36. The method of claim 31, further comprising:

performing retraining of the AI model, based on the explanation data.

37. The method of claim 31, further comprising:

identifying, based on the explanation data, a plurality of AI models; and

selecting a particular model from the plurality of AI models for subsequent data processing.

38. The method of claim 31, wherein the explanation data includes a model card for the AI model, wherein the model card includes multiple data quality metrics and multiple performance metrics;

wherein the data quality metrics relate to at least one of size sensitivity, occlusion analysis, or instances per class produced from object detection of the AI model; and

wherein the performance metrics relate to at least one of a confusion matrix, performance per class, or a saliency map produced from the object detection of the AI model.

39. The method of claim 31, wherein the explanation data includes a natural language explanation of the output data produced from the AI model.

40. The method of claim 31, further comprising:

generating, based on the explanation data, at least one report that includes data from at least one data analysis mechanism, wherein the at least one report is customized to the persona role;

wherein the persona role is associated with: a regulator, a software development operations architect, a solutions architect, or a domain expert.
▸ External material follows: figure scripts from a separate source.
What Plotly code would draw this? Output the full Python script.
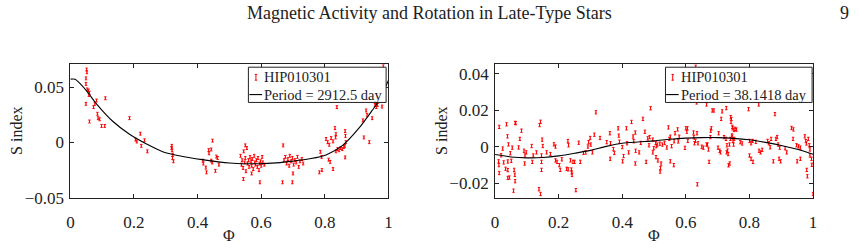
import plotly.graph_objects as go

# ---------------- data: left panel (Period = 2912.5 day) ----------------
phase_a = [0.051, 0.052, 0.049, 0.049, 0.053, 0.057, 0.060, 0.058, 0.049, 0.060,
           0.082, 0.077, 0.073, 0.085, 0.087, 0.092, 0.098, 0.108, 0.110, 0.186,
           0.205, 0.209, 0.220, 0.223, 0.233, 0.242, 0.319, 0.320, 0.322, 0.324,
           0.321, 0.318, 0.417, 0.418, 0.426, 0.428, 0.435, 0.436, 0.443, 0.447,
           0.443, 0.446, 0.459, 0.463, 0.456, 0.467,
           0.535, 0.538, 0.540, 0.543, 0.545, 0.548, 0.550, 0.552, 0.555, 0.557,
           0.560, 0.562, 0.565, 0.568, 0.570, 0.572, 0.575, 0.578, 0.580, 0.582,
           0.585, 0.588, 0.590, 0.593, 0.595, 0.598, 0.600, 0.603, 0.605, 0.610,
           0.544, 0.570, 0.596, 0.550,
           0.672, 0.676, 0.680, 0.684, 0.688, 0.690, 0.694, 0.698, 0.702, 0.706,
           0.710, 0.714, 0.718, 0.722, 0.728, 0.732,
           0.667, 0.698, 0.669, 0.700, 0.783, 0.791, 0.786, 0.790, 0.812, 0.817,
           0.826, 0.804, 0.809, 0.814, 0.820, 0.826, 0.832, 0.835, 0.834, 0.835,
           0.840, 0.845, 0.850, 0.855, 0.860, 0.863, 0.864, 0.865, 0.866, 0.864,
           0.838, 0.923, 0.940, 0.920, 0.933, 0.949, 0.930, 0.955, 0.958, 0.960,
           0.962, 0.965, 0.966, 0.968, 0.980, 0.984]
sindex_a = [0.066, 0.0635, 0.058, 0.053, 0.048, 0.047, 0.045, 0.043, 0.035, 0.019,
            0.038, 0.035, 0.032, 0.026, 0.022, 0.021, 0.015, 0.015, 0.040, 0.022,
            0.0026, 0.0009, 0.008, -0.003, 0.002, -0.008, -0.003, -0.007, -0.011, -0.017,
            -0.014, -0.005, -0.0164, -0.019, -0.0227, -0.027, -0.0069, -0.0098, -0.0063, 0.0017,
            -0.0164, -0.018, -0.0127, -0.014, -0.0256, -0.020,
            -0.012, -0.020, -0.016, -0.023, -0.008, -0.018, -0.014, -0.026, -0.005, -0.019,
            -0.016, -0.022, -0.013, -0.017, -0.021, -0.015, -0.024, -0.012, -0.018, -0.020,
            -0.016, -0.022, -0.014, -0.025, -0.019, -0.017, -0.021, -0.013, -0.018, -0.020,
            -0.033, -0.028, -0.036, -0.0026,
            -0.016, -0.013, -0.019, -0.015, -0.021, -0.012, -0.017, -0.014, -0.020, -0.016,
            -0.018, -0.013, -0.022, -0.017, -0.015, -0.019,
            -0.036, -0.036, -0.0026, -0.028, -0.027, -0.025, -0.0084, -0.013, -0.0155, -0.0175,
            -0.024, 0.0032, 0.0003, -0.002, 0.004, 0.001, 0.013, 0.0075, 0.0046, -0.008,
            -0.006, -0.007, -0.005, -0.006, -0.004, -0.003, 0.0103, 0.006, 0.0003, -0.0135,
            0.032, 0.0046, 0.0003, 0.020, 0.025, 0.022, 0.029, 0.038, 0.034, 0.036,
            0.032, 0.037, 0.034, 0.039, 0.0325, 0.069]
err_a = 0.0013

fit_phase_a = [0.0, 0.015, 0.03, 0.056, 0.082, 0.134, 0.186, 0.238, 0.29, 0.35, 0.414,
               0.5, 0.6, 0.648, 0.7, 0.752, 0.804, 0.856, 0.908, 0.949, 0.97, 1.0]
fit_sindex_a = [0.0573, 0.0572, 0.0534, 0.0448, 0.035, 0.019, 0.0075, -0.0011, -0.0083,
                -0.0125, -0.0155, -0.0185, -0.0192, -0.0184, -0.0168, -0.0147, -0.0112,
                -0.0026, 0.0132, 0.029, 0.0377, 0.056]

# ---------------- data: right panel (Period = 38.1418 day) ----------------
phase_b = [0.013, 0.011, 0.012, 0.013, 0.024, 0.036, 0.039, 0.042, 0.040, 0.040,
           0.040, 0.048, 0.051, 0.054, 0.060, 0.062, 0.063, 0.058, 0.063, 0.074,
           0.078, 0.083, 0.091, 0.094, 0.093, 0.098, 0.115, 0.120, 0.117, 0.130,
           0.140, 0.138, 0.143, 0.148, 0.150, 0.146, 0.146, 0.146, 0.162, 0.174,
           0.185, 0.190, 0.190, 0.195, 0.202, 0.205, 0.210, 0.229, 0.231, 0.225,
           0.230, 0.240, 0.241, 0.245, 0.237, 0.242, 0.250, 0.254, 0.263, 0.268,
           0.278, 0.285, 0.292, 0.294, 0.299, 0.301, 0.306, 0.312, 0.317, 0.330,
           0.351, 0.361, 0.363, 0.362, 0.372, 0.375, 0.387, 0.389, 0.391, 0.400,
           0.404, 0.401, 0.413, 0.415, 0.420, 0.429, 0.434, 0.436, 0.441, 0.442,
           0.441, 0.453, 0.458, 0.465, 0.471, 0.475, 0.480, 0.489, 0.484, 0.496,
           0.486, 0.496, 0.499, 0.505, 0.507, 0.506, 0.512, 0.520, 0.522, 0.519,
           0.510, 0.518, 0.526, 0.533, 0.540, 0.545, 0.548, 0.551, 0.551, 0.555,
           0.562, 0.566, 0.563, 0.574, 0.576, 0.579, 0.600, 0.603, 0.605, 0.606,
           0.597, 0.624, 0.625, 0.630, 0.635, 0.627, 0.638, 0.650, 0.655, 0.636,
           0.665, 0.665, 0.668, 0.671, 0.673, 0.678, 0.680, 0.677, 0.683, 0.688,
           0.701, 0.703, 0.706, 0.709, 0.711, 0.714, 0.720, 0.726, 0.727, 0.729,
           0.731, 0.734, 0.740, 0.745, 0.746, 0.743, 0.750, 0.634, 0.631, 0.797,
           0.829, 0.880, 0.741, 0.742, 0.747, 0.751, 0.755, 0.759, 0.745, 0.748,
           0.752, 0.737, 0.728, 0.733, 0.738, 0.771, 0.777, 0.800, 0.805, 0.810,
           0.800, 0.805, 0.820, 0.811, 0.830, 0.835, 0.840, 0.857, 0.861, 0.865,
           0.868, 0.875, 0.883, 0.887, 0.890, 0.895, 0.893, 0.898, 0.912, 0.917,
           0.932, 0.938, 0.937, 0.948, 0.954, 0.960, 0.950, 0.960, 0.974, 0.977,
           0.979, 0.985, 0.988, 0.990, 0.990, 0.995, 0.980, 0.982, 0.996, 1.000,
           0.019, 0.027, 0.033, 0.045, 0.065, 0.143]
sindex_b = [0.011, -0.0079, -0.0100, -0.0143, -0.0009, 0.0124, 0.0058, 0.0014, -0.008, -0.0127,
            -0.017, -0.0035, -0.0076, -0.0004, -0.0126, -0.0153, -0.0188, -0.024, 0.0132, -0.0003,
            0.0044, 0.0089, -0.0021, -0.0047, -0.0091, -0.003, 0.0005, -0.0047, -0.0082, -0.003,
            0.012, -0.0232, -0.0258, 0.004, 0.0005, -0.0047, -0.0082, -0.0126, -0.003, -0.0039,
            0.0014, 0.0002, -0.0074, -0.0082, -0.010, -0.0126, -0.0068, 0.0032, 0.0009, -0.012,
            -0.0123, -0.0124, -0.014, -0.0082, -0.0074, -0.0153, -0.0082, -0.0237, 0.0023, -0.0082,
            -0.0033, -0.003, 0.0002, 0.0026, 0.0049, 0.0013, -0.003, 0.0067, 0.019, 0.0049,
            0.0026, 0.0075, 0.002, -0.0065, -0.0012, -0.0033, 0.0102, 0.0062, 0.0029, -0.0001,
            -0.005, -0.0079, 0.0102, 0.002, -0.003, 0.0137, 0.0057, 0.0031, 0.0079, -0.0021,
            -0.0091, -0.003, 0.0022, 0.0154, 0.0083, -0.0082, 0.0047, 0.0212, 0.0009, -0.003,
            0.0054, 0.004, -0.0007, 0.0021, 0.0004, -0.0056, -0.0074, -0.0117, -0.0091, -0.0135,
            0.0013, 0.0018, 0.0013, 0.0022, -0.0003, 0.0107, 0.0044, 0.0056, -0.0079, 0.0004,
            -0.010, 0.0075, 0.0031, 0.0096, 0.003, 0.0056, 0.0102, 0.0084, 0.0102, 0.0033,
            -0.0005, 0.0079, 0.0053, 0.0033, 0.0075, 0.002, 0.002, 0.0001, -0.0004, -0.0205,
            0.0013, 0.0233, 0.0013, -0.0014, -0.0082, 0.0089, 0.0102, 0.0054, 0.020, 0.020,
            -0.0004, 0.0075, -0.0021, -0.003, 0.0154, 0.0195, 0.0054, 0.0044, 0.0213, 0.0009,
            -0.002, -0.0101, 0.0044, 0.0063, 0.011, 0.0153, 0.0013, 0.0244, 0.044, 0.0207,
            0.0233, 0.018, 0.0163, 0.0137, 0.0102, 0.0093, 0.0099, 0.0095, 0.0056, 0.0033,
            0.0044, 0.0013, -0.003, -0.0039, -0.0091, 0.0026, 0.0019, 0.0033, 0.002, 0.0033,
            -0.0047, -0.0065, 0.0028, -0.0082, -0.0021, -0.003, -0.0016, 0.0033, 0.002, -0.0002,
            0.0044, -0.0079, 0.0044, 0.0054, 0.0013, -0.0004, -0.0065, -0.0079, -0.0007, -0.003,
            0.0104, 0.0096, 0.0044, 0.0009, 0.0003, -0.0004, -0.0079, -0.0065, 0.0058, 0.0032,
            0.0019, 0.0044, 0.0009, -0.0014, -0.0047, -0.0065, -0.0126, -0.0161, -0.0098, -0.0258,
            -0.0046, -0.0085, -0.0120, -0.0168, 0.0130, 0.0138]
err_b = 0.0009

fit_phase_b = [0.0, 0.05, 0.1, 0.15, 0.2, 0.25, 0.3, 0.35, 0.4, 0.45, 0.5,
               0.55, 0.6, 0.65, 0.7, 0.75, 0.8, 0.85, 0.9, 0.95, 1.0]
fit_sindex_b = [-0.0042, -0.0055, -0.006, -0.0058, -0.0049, -0.0035, -0.0019, 0.0003, 0.002,
                0.0027, 0.0033, 0.0042, 0.0048, 0.0051, 0.0051, 0.0047, 0.0039, 0.0025,
                0.0008, -0.0013, -0.004]

x_ticks = [0, 0.2, 0.4, 0.6, 0.8, 1]
x_tick_text = ["0", "0.2", "0.4", "0.6", "0.8", "1"]
y_ticks_a = [-0.05, 0, 0.05]
y_tick_text_a = ["\u22120.05", "0", "0.05"]
y_ticks_b = [-0.02, 0, 0.02, 0.04]
y_tick_text_b = ["\u22120.02", "0", "0.02", "0.04"]

star_name = "HIP010301"
period_a = "Period = 2912.5 day"
period_b = "Period = 38.1418 day"

# ---------------- figure ----------------
W, H = 859, 251
SERIF = "Liberation Serif"
RED = "#ff0000"

fig = go.Figure()

def add_panel(xa, ya, ph, s, err, fph, fs):
    fig.add_trace(go.Scatter(
        x=ph, y=s, mode="markers", xaxis=xa, yaxis=ya,
        marker=dict(size=1, color=RED),
        error_y=dict(type="constant", value=err, color=RED, thickness=1, width=1.2),
        showlegend=False, hoverinfo="skip"))
    fig.add_trace(go.Scatter(
        x=fph, y=fs, mode="lines", xaxis=xa, yaxis=ya,
        line=dict(color="black", width=1.1, shape="spline", smoothing=0.8),
        showlegend=False, hoverinfo="skip"))

add_panel("x", "y", phase_a, sindex_a, err_a, fit_phase_a, fit_sindex_a)
add_panel("x2", "y2", phase_b, sindex_b, err_b, fit_phase_b, fit_sindex_b)

def px(v):
    return v / W

def py(v):
    return 1 - v / H

ydom = [py(206), py(67)]
axis_common = dict(showgrid=False, zeroline=False, showline=True, linecolor="#222",
                   linewidth=1, mirror="ticks", ticks="inside", ticklen=4,
                   tickcolor="#222", tickfont=dict(family=SERIF, size=17, color="#222"))

fig.update_layout(
    width=W, height=H, margin=dict(l=0, r=0, t=0, b=0),
    paper_bgcolor="white", plot_bgcolor="white", showlegend=False,
    font=dict(family=SERIF),
    xaxis=dict(domain=[px(67), px(388)], range=[0, 1], tickvals=x_ticks,
               ticktext=x_tick_text, anchor="y", ticklabelstandoff=9, **axis_common),
    yaxis=dict(domain=ydom, range=[-0.05, 0.0707], tickvals=y_ticks_a,
               ticktext=y_tick_text_a, anchor="x", ticklabelstandoff=2, **axis_common),
    xaxis2=dict(domain=[px(495.7), px(816.7)], range=[0, 1], tickvals=x_ticks,
                ticktext=x_tick_text, anchor="y2", ticklabelstandoff=9, **axis_common),
    yaxis2=dict(domain=ydom, range=[-0.0279, 0.0453], tickvals=y_ticks_b,
                ticktext=y_tick_text_b, anchor="x2", ticklabelstandoff=2, **axis_common),
)

ann = []
def text(x, y, s, size=15, anchor="center", angle=0):
    ann.append(dict(x=px(x), y=py(y), xref="paper", yref="paper", text=s,
                    showarrow=False, xanchor=anchor, yanchor="middle", textangle=angle,
                    font=dict(family=SERIF, size=size, color="#222")))

# page header
text(429, 14, "Magnetic Activity and Rotation in Late-Type Stars", size=18)
text(848, 14, "9", size=18)
# axis titles
text(12, 136.5, "S index", size=16, angle=-90)
text(441, 136.5, "S index", size=16, angle=-90)
text(227, 245, "\u03a6", size=16)
text(656, 245, "\u03a6", size=16)

shapes = []
def legend(x0, x1, y0, y1, glyph_x, text_x, line_x0, line_x1, label2):
    shapes.append(dict(type="rect", xref="paper", yref="paper",
                       x0=px(x0), x1=px(x1), y0=py(y1), y1=py(y0),
                       line=dict(color="#222", width=1), fillcolor="white", layer="above"))
    yc1, yc2 = 80.5, 98.5
    # error-bar glyph
    shapes.append(dict(type="line", xref="paper", yref="paper", x0=px(glyph_x), x1=px(glyph_x),
                       y0=py(yc1 - 3), y1=py(yc1 + 3), line=dict(color=RED, width=1), layer="above"))
    for dy in (-3, 3):
        shapes.append(dict(type="line", xref="paper", yref="paper", x0=px(glyph_x - 1.2),
                           x1=px(glyph_x + 1.2), y0=py(yc1 + dy), y1=py(yc1 + dy),
                           line=dict(color=RED, width=1), layer="above"))
    shapes.append(dict(type="line", xref="paper", yref="paper", x0=px(line_x0), x1=px(line_x1),
                       y0=py(yc2), y1=py(yc2), line=dict(color="black", width=1.1), layer="above"))
    text(text_x, yc1, star_name, size=14.5, anchor="left")
    text(text_x, yc2, label2, size=14.5, anchor="left")

legend(246.7, 385.7, 70, 106.7, 254.3, 260.5, 247.7, 260.5, period_a)
legend(667.7, 815.7, 70, 106.7, 675, 681.0, 668.3, 681.0, period_b)

fig.update_layout(annotations=ann, shapes=shapes)
fig.write_html("out.html")
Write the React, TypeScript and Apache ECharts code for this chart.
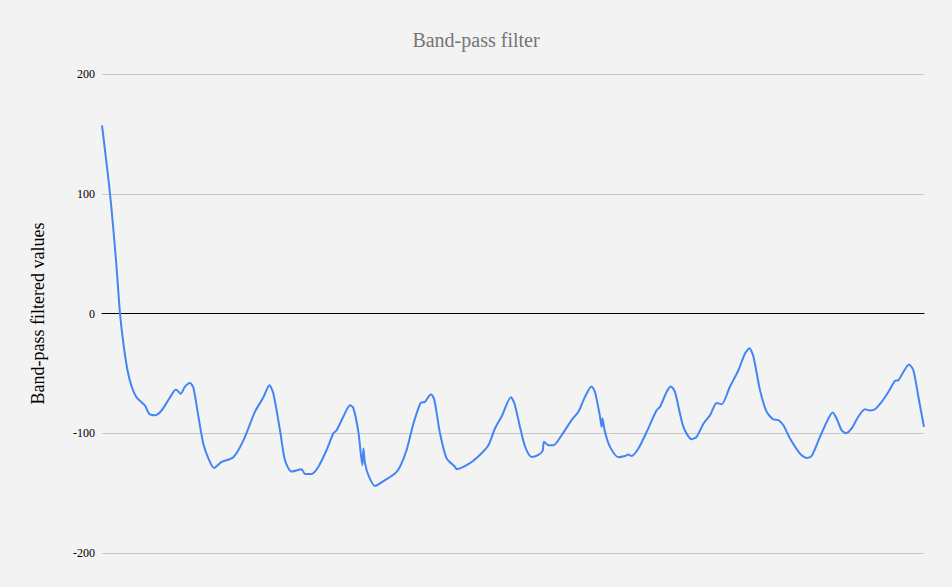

41. At least one non-transitory machine-readable medium capable of storing instructions for explainable artificial intelligence (AI) operations, wherein the instructions when executed by at least one processor cause the at least one processor to:

receive a schema for the explainable AI operations, the schema corresponding to a persona role used to evaluate an AI model;

control the explainable AI operations, the explainable AI operations including: data analysis on output data produced from the AI model, and model analysis on performance of the AI model; and

output explanation data based on the explainable AI operations, wherein the explanation data is customized to the persona role based on the schema.